To the extent that additional capital contributions are required, each limited partner’s contribution shall be determined by multiplying each limited partner’s proportionate share by the total additional capital required. If any limited partner does not contribute its share of additional capital, the general partner, or any limited partners who are prepared to do so, may advance such amount to the limited partnership on behalf of the non-contributing partner, and such advance shall be treated as an interest-bearing limited recourse loan from the contributing partner(s) to the non-contributing partner(s), which shall be repayable out of the first cash available for distribution otherwise payable to the non-contributing partner(s).
Following redevelopment of the Property, any cash available for distribution shall be paid or distributed by the limited partnership (i) first, to Urbanfund until it has received its initial capital contribution amount, plus an amount required to achieve an annualized internal rate of return equal to 6% thereon; (ii) second, to one of the other limited partners (the “second limited partner”) until it has received its initial capital contribution amount, plus an amount required to achieve an annualized internal rate of return equal to 6% thereon; and (iii) thereafter, 64.99% to Urbanfund, 10% to the second limited partner, subject to meeting certain conditions precedent, 25% to the other limited partner (the “third limited partner”), and 0.01% to the general partner.
Urbanfund currently holds an 82.5% voting interest in the limited partnership. Such voting interest is subject to a carried interest held by the third limited partner, which is contingent upon satisfaction of certain conditions. If such conditions are met, Urbanfund’s voting interest shall be reduced to 65%.
ABOUT URBANFUND CORP.
Urbanfund Corp. is a Toronto-based real estate development and operating company. Urbanfund’s focus is to identify, evaluate and invest in real estate or real estate related projects. The Company’s assets are located in Belleville, Kitchener, London and Toronto, Ontario, Quebec City and Montreal, Quebec. The Company’s strategy going forward remains committed to seek accretive real estate or real estate-related opportunities.
FORWARD LOOKING STATEMENTS
This press release contains certain forward-looking statements, which reflect Management’s expectations regarding the Company’s growth, results of operations, performance and business prospects and opportunities. Statements about the Company’s proposed acquisition of the Property and the financing and redevelopment thereof constitute forward-looking statements. Wherever possible, words such as “may”, “will”, “should”, “could”, “expect”, “plan”, “intend”, “anticipate”, “believe”, “estimate”, “predict” or “potential” or the negative or other variations of these words, or similar words or phrases, have been used to identify these forward-looking statements. These statements reflect Management’s current beliefs and are based on information currently available to management as at the date hereof.

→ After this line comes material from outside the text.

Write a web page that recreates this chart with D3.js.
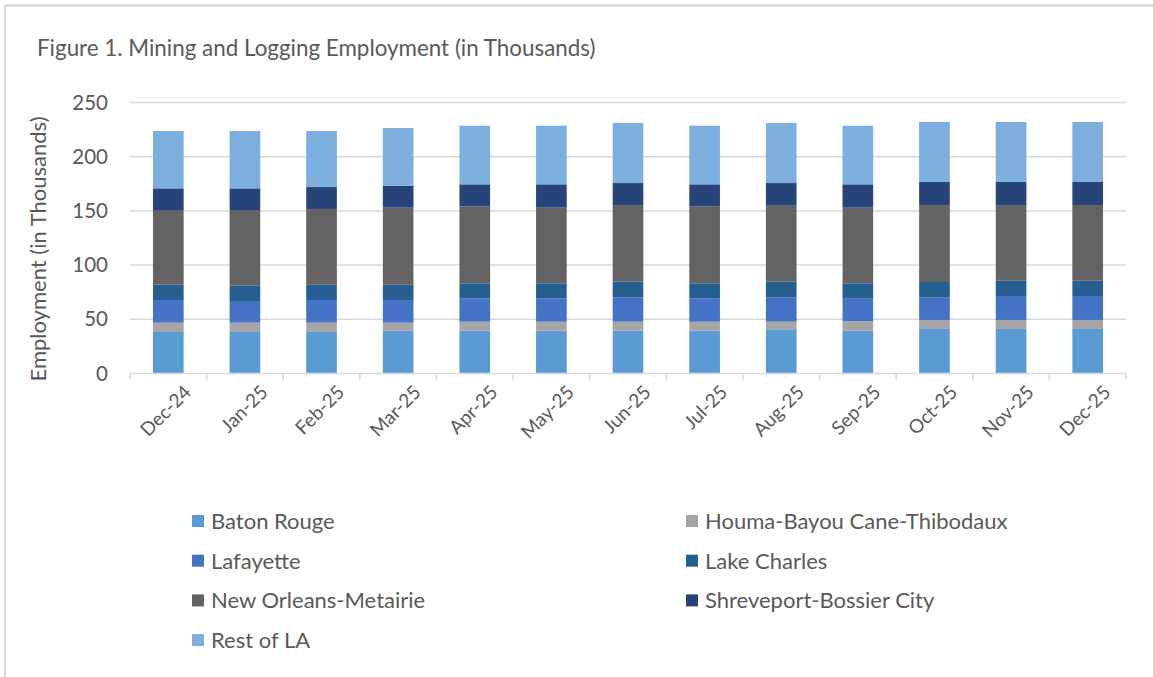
<!DOCTYPE html>
<html>
<head>
<meta charset="utf-8">
<script src="https://cdn.jsdelivr.net/npm/d3@7"></script>
<style>
  html, body { margin: 0; padding: 0; background: #ffffff; }
  svg { display: block; font-family: Lato, "Open Sans", sans-serif; }
</style>
</head>
<body>
<svg id="chart" width="1153" height="677"></svg>
<script>
// Months shown on the category axis
const months = ["Dec-24", "Jan-25", "Feb-25", "Mar-25", "Apr-25", "May-25", "Jun-25",
                "Jul-25", "Aug-25", "Sep-25", "Oct-25", "Nov-25", "Dec-25"];

// Employment by area, thousands, one value per month
const batonRouge  = [38.3, 38.3, 38.3, 39.5, 39.5, 39.5, 39.5, 39.5, 40.8, 39.5, 41.1, 41.1, 41.1];
const houma       = [8.6, 8.6, 8.6, 7.4, 8.3, 8.3, 8.3, 8.3, 7.0, 8.7, 8.3, 8.3, 8.3];
const lafayette   = [20.9, 20.0, 20.9, 20.9, 21.6, 21.6, 22.5, 21.6, 22.5, 20.8, 20.9, 22.1, 22.1];
const lakeCharles = [14.1, 14.1, 14.1, 14.1, 13.8, 13.8, 14.4, 13.8, 14.4, 14.2, 14.1, 14.1, 14.1];
const newOrleans  = [68.9, 69.8, 69.9, 71.1, 71.0, 69.8, 70.7, 71.0, 70.7, 69.8, 71.0, 69.8, 69.8];
const shreveport  = [20.0, 20.0, 20.2, 20.2, 20.3, 21.5, 20.3, 20.3, 20.3, 21.5, 21.3, 21.3, 21.3];
const restOfLA    = [52.9, 52.9, 51.7, 53.3, 54.1, 54.1, 55.4, 54.1, 55.4, 54.1, 55.3, 55.3, 55.3];

const seriesNames = ["Baton Rouge", "Houma-Bayou Cane-Thibodaux", "Lafayette", "Lake Charles",
                     "New Orleans-Metairie", "Shreveport-Bossier City", "Rest of LA"];
const seriesValues = [batonRouge, houma, lafayette, lakeCharles, newOrleans, shreveport, restOfLA];
const seriesColors = ["#5B9BD5", "#A5A5A5", "#4472C4", "#255E91", "#636363", "#264478", "#7CAFDD"];

const yTicks = [0, 50, 100, 150, 200, 250];

const title = "Figure 1. Mining and Logging Employment (in Thousands)";
const yTitle = "Employment (in Thousands)";

// Rows for the stack layout
const rows = months.map((m, i) => {
  const r = { month: m };
  seriesNames.forEach((s, j) => { r[s] = seriesValues[j][i]; });
  return r;
});

const svg = d3.select("#chart");
const textColor = "#595959";
const gridColor = "#d9d9d9";

// Outer frame (top and left edges)
svg.append("line").attr("x1", 5).attr("x2", 1153).attr("y1", 5.5).attr("y2", 5.5)
  .attr("stroke", "#d0d0d0").attr("stroke-width", 2);
svg.append("line").attr("x1", 5).attr("x2", 5).attr("y1", 5).attr("y2", 677)
  .attr("stroke", "#d9d9d9").attr("stroke-width", 2);

// Title
svg.append("text").attr("x", 37).attr("y", 56)
  .attr("fill", textColor).attr("font-size", 22.4).text(title);

const x = d3.scaleBand().domain(months).range([130, 1126]).paddingInner(0.6).paddingOuter(0.3);
const y = d3.scaleLinear().domain([0, 250]).range([373.5, 102.5]);

// Horizontal gridlines
svg.append("g").selectAll("line").data(yTicks.filter(t => t > 0)).join("line")
  .attr("x1", 130).attr("x2", 1126)
  .attr("y1", d => y(d)).attr("y2", d => y(d))
  .attr("stroke", gridColor).attr("stroke-width", 1.5);

// Y axis labels
const yAxis = d3.axisLeft(y).tickValues(yTicks).tickSize(0).tickPadding(0);
const yg = svg.append("g").attr("transform", "translate(108,0)").call(yAxis);
yg.select(".domain").remove();
yg.selectAll("text").attr("fill", textColor).attr("font-size", 20.5)
  .attr("font-family", "Lato, 'Open Sans', sans-serif");

// Stacked bars
const stack = d3.stack().keys(seriesNames);
const layers = stack(rows);
svg.append("g").selectAll("g").data(layers).join("g")
  .attr("fill", (d, i) => seriesColors[i])
  .selectAll("rect").data(d => d).join("rect")
  .attr("x", d => x(d.data.month))
  .attr("width", x.bandwidth())
  .attr("y", d => y(d[1]))
  .attr("height", d => y(d[0]) - y(d[1]));

// X axis line with tick marks on band boundaries
svg.append("line").attr("x1", 130).attr("x2", 1126).attr("y1", y(0)).attr("y2", y(0))
  .attr("stroke", gridColor).attr("stroke-width", 1.5);
const boundaries = months.map(m => x(m) - x.step() * x.paddingInner() / 2);
boundaries[0] = 130;
boundaries.push(1126);
svg.append("g").selectAll("line").data(boundaries).join("line")
  .attr("x1", d => d).attr("x2", d => d)
  .attr("y1", y(0)).attr("y2", y(0) + 7)
  .attr("stroke", gridColor).attr("stroke-width", 1.5);

// Rotated month labels
svg.append("g").selectAll("text").data(months).join("text")
  .attr("transform", d => `translate(${x(d) + x.bandwidth() / 2 + 24},${y(0) + 20}) rotate(-45)`)
  .attr("text-anchor", "end")
  .attr("fill", textColor).attr("font-size", 19)
  .text(d => d);

// Y axis title
svg.append("text")
  .attr("transform", `translate(46,249) rotate(-90)`)
  .attr("text-anchor", "middle")
  .attr("fill", textColor).attr("font-size", 22)
  .text(yTitle);

// Legend: two columns, filled row by row
const legend = svg.append("g");
const legItems = legend.selectAll("g").data(seriesNames).join("g")
  .attr("transform", (d, i) => `translate(${i % 2 === 0 ? 192 : 686},${521 + Math.floor(i / 2) * 39.7})`);
legItems.append("rect").attr("x", 0).attr("y", -6).attr("width", 12).attr("height", 12)
  .attr("fill", (d, i) => seriesColors[i]);
legItems.append("text").attr("x", 19).attr("y", 8)
  .attr("fill", textColor).attr("font-size", 22).text(d => d);
</script>
</body>
</html>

Forward-looking statements involve significant risk, uncertainties and assumptions. Many factors could cause actual results, performance or achievements to differ materially from the results discussed or implied in the forward-looking statements. These factors should be considered carefully and readers should not place undue reliance on the forward-looking statements. Although the forward-looking statements contained in this press release are based upon what management believes to be reasonable assumptions, the Company cannot assure readers that actual results will be consistent with these forward-looking statements. These forward-looking statements are made as of the date of this press release, and the Company assumes no obligation to update or revise them to reflect new events or circumstances, except as required by law. Many factors could cause the actual results, performance or achievements of the Company to be materially different from any future results, performance or achievements that may be expressed or implied by such forward-looking statements, including: general economic and market segment conditions, interest rates, costs outside of the Company’s control such as real estate taxes and utilities, the ability of tenants to satisfy their contractual rent obligations and any unforeseen repair, maintenance or replacement of the Company’s assets. More detailed assessment of the risks that could cause actual results to materially differ than current expectations is contained in the “Risks and Uncertainties” section of the Company’s most recent Management’s Discussion and Analysis filed on SEDAR.
Neither the TSX Venture Exchange nor its Regulation Services Provider (as that term is defined in the Policies of the TSX Venture Exchange) accepts responsibility for the adequacy or the accuracy of this release.